[Prompt]
Do not repeat pictures. Repeat exactly the lines of the listing below from its first line through the line with "var xTicks = [2, 3, 4, 5];".
- - - - - - -
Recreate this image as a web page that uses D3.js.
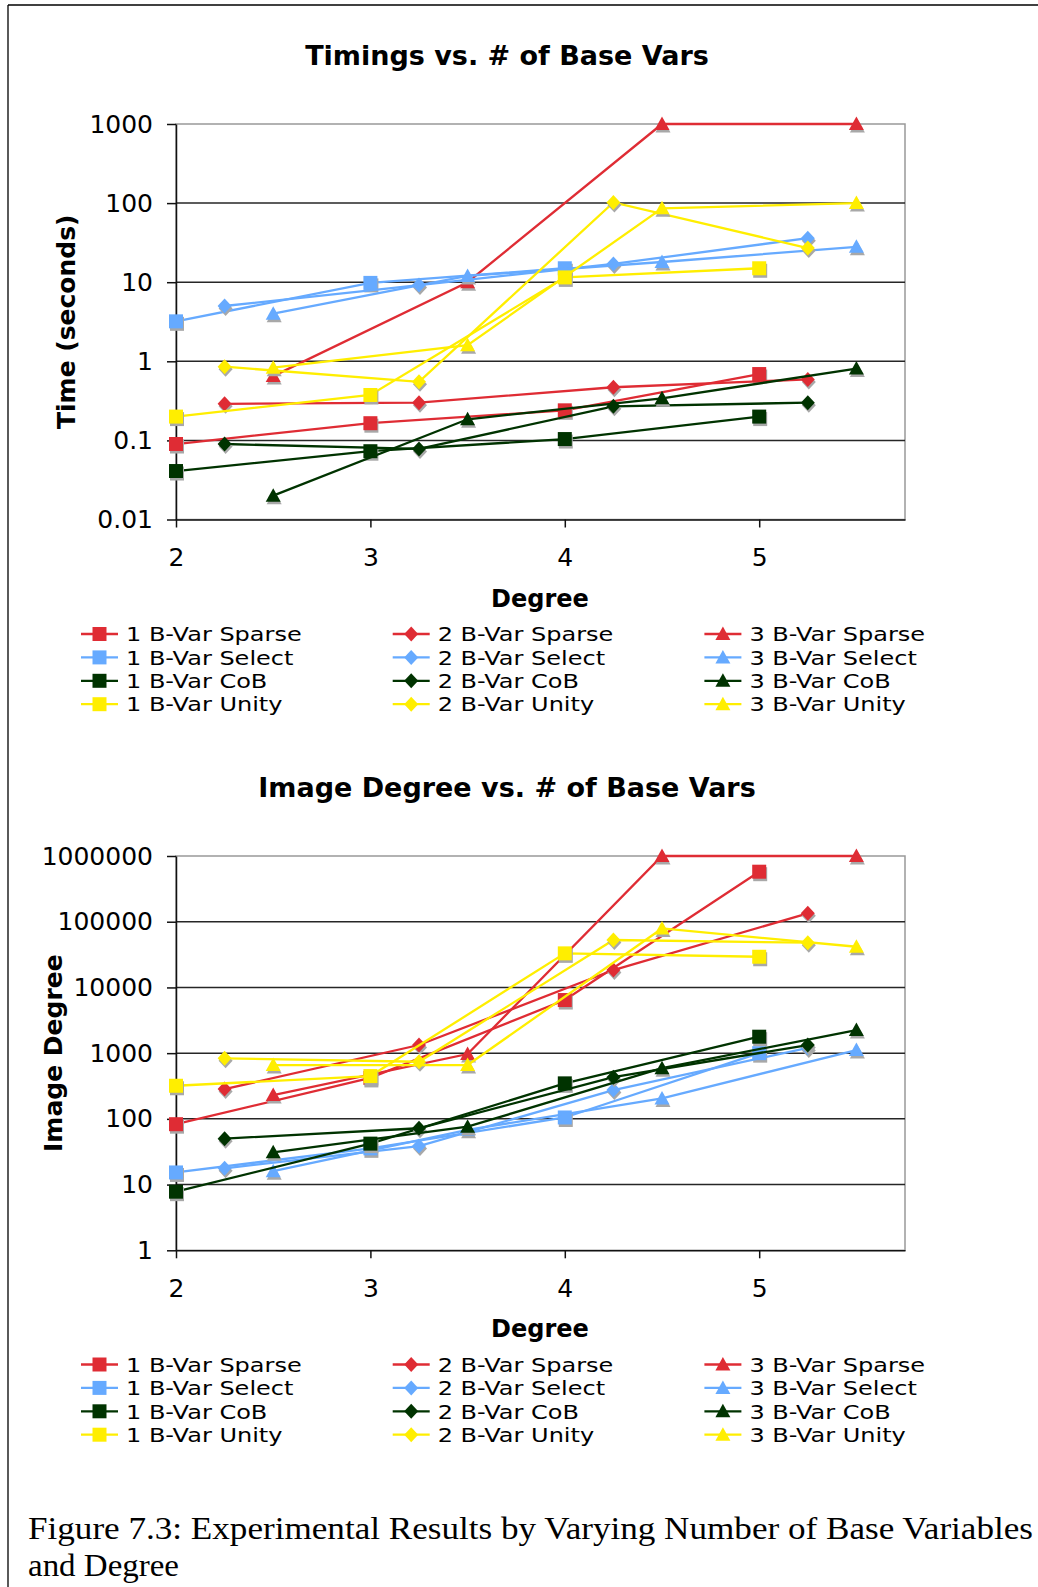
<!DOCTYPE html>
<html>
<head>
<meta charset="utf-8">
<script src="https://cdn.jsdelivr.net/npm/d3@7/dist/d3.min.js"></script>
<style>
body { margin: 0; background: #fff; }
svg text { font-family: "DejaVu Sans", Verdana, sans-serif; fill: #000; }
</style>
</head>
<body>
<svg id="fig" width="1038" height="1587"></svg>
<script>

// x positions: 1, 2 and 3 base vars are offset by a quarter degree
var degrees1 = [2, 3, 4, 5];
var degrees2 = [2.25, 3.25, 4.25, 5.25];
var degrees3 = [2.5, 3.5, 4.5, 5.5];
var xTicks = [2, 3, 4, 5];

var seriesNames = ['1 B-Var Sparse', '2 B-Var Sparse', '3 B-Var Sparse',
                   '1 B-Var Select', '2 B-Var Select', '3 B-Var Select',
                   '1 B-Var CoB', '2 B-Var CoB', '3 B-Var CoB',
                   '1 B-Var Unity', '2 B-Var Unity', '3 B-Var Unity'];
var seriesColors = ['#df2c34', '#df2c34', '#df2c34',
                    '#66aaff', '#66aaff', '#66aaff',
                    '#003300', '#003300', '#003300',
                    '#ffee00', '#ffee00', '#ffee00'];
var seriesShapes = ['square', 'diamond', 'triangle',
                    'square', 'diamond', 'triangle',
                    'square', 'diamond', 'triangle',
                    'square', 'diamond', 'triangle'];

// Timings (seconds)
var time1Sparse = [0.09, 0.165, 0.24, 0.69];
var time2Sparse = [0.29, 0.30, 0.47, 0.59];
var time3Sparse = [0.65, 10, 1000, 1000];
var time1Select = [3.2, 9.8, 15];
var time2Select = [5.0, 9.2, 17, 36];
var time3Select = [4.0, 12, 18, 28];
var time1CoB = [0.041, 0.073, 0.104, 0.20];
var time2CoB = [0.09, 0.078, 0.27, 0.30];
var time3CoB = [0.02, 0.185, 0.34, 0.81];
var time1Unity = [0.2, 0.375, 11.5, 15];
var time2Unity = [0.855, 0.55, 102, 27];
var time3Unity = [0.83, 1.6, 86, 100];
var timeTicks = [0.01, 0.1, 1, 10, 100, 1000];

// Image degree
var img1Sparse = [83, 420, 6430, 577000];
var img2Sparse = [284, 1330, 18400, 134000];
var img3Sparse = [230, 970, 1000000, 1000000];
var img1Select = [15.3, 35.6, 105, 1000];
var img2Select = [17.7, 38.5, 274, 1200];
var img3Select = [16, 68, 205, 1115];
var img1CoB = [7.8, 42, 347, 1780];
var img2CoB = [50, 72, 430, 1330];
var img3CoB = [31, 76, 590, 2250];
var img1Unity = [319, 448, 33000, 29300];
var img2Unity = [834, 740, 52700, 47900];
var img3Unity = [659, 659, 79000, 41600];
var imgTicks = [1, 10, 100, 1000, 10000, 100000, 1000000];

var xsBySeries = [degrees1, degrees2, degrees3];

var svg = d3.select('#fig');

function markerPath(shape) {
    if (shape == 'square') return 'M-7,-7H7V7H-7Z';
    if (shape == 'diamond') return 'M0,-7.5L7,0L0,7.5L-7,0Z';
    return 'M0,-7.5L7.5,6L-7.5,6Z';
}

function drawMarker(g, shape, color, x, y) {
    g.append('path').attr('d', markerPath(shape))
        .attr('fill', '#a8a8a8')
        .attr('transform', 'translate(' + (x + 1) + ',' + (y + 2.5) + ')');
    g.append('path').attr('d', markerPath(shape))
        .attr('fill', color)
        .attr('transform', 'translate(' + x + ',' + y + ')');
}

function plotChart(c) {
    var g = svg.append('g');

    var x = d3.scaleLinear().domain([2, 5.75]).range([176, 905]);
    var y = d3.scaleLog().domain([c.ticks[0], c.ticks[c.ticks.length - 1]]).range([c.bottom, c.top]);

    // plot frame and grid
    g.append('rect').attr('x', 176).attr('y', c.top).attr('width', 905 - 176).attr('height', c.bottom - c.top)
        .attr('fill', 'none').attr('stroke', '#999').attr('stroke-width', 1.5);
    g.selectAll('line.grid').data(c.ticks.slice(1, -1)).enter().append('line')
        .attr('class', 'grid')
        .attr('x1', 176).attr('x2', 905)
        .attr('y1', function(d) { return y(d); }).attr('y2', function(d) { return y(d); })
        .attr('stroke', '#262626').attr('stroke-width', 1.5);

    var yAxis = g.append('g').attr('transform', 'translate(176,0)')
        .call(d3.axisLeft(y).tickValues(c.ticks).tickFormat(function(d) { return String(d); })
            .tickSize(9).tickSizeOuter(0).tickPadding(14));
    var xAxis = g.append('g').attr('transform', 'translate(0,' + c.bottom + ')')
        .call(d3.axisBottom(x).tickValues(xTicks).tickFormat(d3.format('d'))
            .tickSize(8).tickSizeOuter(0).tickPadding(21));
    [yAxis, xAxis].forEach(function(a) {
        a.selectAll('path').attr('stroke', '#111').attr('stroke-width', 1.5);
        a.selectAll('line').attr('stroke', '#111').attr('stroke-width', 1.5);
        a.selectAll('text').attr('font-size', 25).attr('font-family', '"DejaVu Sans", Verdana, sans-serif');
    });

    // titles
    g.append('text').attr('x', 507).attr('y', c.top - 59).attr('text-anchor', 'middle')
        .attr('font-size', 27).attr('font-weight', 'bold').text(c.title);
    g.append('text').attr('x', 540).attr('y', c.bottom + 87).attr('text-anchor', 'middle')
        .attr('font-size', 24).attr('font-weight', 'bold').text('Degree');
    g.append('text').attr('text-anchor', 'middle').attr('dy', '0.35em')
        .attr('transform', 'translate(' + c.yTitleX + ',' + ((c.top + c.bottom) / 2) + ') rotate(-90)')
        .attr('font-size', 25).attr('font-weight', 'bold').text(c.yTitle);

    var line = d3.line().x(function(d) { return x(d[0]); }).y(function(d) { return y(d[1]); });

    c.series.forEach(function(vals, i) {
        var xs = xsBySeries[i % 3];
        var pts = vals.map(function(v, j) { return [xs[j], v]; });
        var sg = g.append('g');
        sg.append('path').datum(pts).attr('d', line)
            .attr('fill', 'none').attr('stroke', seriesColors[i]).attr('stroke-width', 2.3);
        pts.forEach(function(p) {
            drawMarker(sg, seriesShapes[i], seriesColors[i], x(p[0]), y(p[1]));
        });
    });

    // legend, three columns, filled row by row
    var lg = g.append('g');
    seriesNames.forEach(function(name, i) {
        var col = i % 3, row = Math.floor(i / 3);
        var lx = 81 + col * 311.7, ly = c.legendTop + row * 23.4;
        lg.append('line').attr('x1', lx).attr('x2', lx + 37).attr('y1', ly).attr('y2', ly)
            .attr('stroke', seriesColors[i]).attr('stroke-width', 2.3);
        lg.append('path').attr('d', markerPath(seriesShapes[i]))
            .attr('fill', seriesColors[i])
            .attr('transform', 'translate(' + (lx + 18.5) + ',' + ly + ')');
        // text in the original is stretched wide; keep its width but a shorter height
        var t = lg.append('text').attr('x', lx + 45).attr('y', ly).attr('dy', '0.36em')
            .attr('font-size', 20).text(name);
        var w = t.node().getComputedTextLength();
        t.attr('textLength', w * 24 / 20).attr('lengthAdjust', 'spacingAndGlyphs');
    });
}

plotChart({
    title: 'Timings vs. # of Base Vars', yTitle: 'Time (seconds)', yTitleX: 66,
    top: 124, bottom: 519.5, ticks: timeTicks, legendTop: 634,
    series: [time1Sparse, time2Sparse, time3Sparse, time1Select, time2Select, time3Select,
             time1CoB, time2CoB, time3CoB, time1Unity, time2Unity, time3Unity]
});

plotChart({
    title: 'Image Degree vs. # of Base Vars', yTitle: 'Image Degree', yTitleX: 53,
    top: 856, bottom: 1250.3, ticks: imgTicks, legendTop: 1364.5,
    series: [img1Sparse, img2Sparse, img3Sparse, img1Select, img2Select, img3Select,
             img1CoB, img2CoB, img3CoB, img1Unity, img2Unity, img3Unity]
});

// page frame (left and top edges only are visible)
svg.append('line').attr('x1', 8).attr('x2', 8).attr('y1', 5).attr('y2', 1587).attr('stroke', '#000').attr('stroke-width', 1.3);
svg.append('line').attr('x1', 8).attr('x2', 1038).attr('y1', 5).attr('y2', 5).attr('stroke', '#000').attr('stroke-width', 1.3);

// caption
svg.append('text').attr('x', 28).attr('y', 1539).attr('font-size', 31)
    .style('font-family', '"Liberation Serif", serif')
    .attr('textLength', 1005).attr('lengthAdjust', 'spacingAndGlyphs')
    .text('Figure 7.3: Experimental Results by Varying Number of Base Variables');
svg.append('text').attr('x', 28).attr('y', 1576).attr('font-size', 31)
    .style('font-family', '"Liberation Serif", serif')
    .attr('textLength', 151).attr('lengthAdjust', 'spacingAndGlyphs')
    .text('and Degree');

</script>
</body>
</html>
- - - - - - -
[Result]
Recreate this image as a web page that uses D3.js.
<!DOCTYPE html>
<html>
<head>
<meta charset="utf-8">
<script src="https://cdn.jsdelivr.net/npm/d3@7/dist/d3.min.js"></script>
<style>
body { margin: 0; background: #fff; }
svg text { font-family: "DejaVu Sans", Verdana, sans-serif; fill: #000; }
</style>
</head>
<body>
<svg id="fig" width="1038" height="1587"></svg>
<script>

// x positions: 1, 2 and 3 base vars are offset by a quarter degree
var degrees1 = [2, 3, 4, 5];
var degrees2 = [2.25, 3.25, 4.25, 5.25];
var degrees3 = [2.5, 3.5, 4.5, 5.5];
var xTicks = [2, 3, 4, 5];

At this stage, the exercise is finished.